I say ‘immediate’, because I don’t think it is an inherent problem. I, myself, have chosen to be in communion with Rome for what I believe to be some very important theological, historical, and spiritual reasons. But I also think that when people coming looking because they want to encounter the ancient, apostolic Faith, they are not interested in the nuances of communion. They are interested in encountering Christ in Orthodoxy. And we can give them that – even if, somewhere down the line, we have to present, by means of discussion, the case for communion with Rome. But if the explanation comes first and foremost, then we lose, the enquirer loses, and the Body of Christ loses for failure to engage in sound mission.

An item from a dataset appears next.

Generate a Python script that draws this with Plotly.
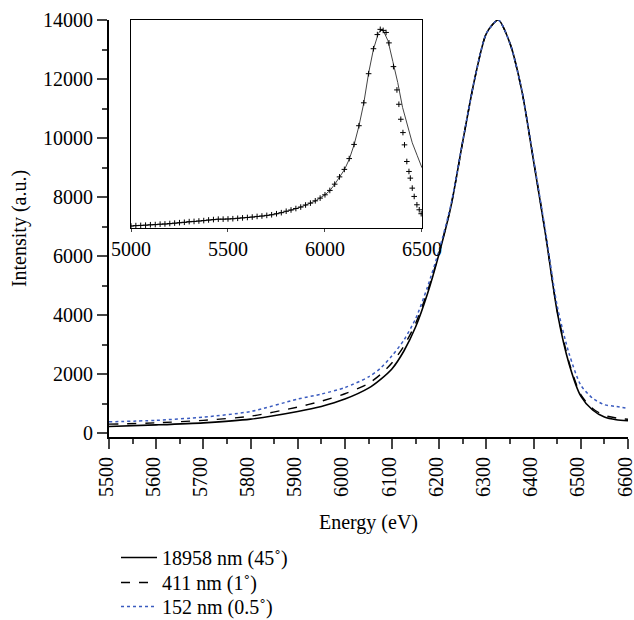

Given enough time, I have no problem talking about Rome. God forbid I should. But on first meeting with hungry people, I also want them to know what sort of food I bear – and in this case ‘Orthodox’ is more accurate than ‘Catholic’. On this basis alone, there is warrant for Ukrainian Greek Catholics, together with Melkite Greek Catholics, and likely every other sort of Eastern Catholic, to start using the term Orthodox for descriptive purposes. In the meantime, I, for one, will never shy away from saying that I share communion with Roman Catholics, but I am not a Roman Catholic and I do not want to be one. To paraphrase my own Patriarch’s words: I am Orthodox, with Orthodox theology, liturgy, spirituality, and canonical tradition, who chooses to manifest this Orthodoxy in the spirit of the first Christian millennium, in communion with Rome.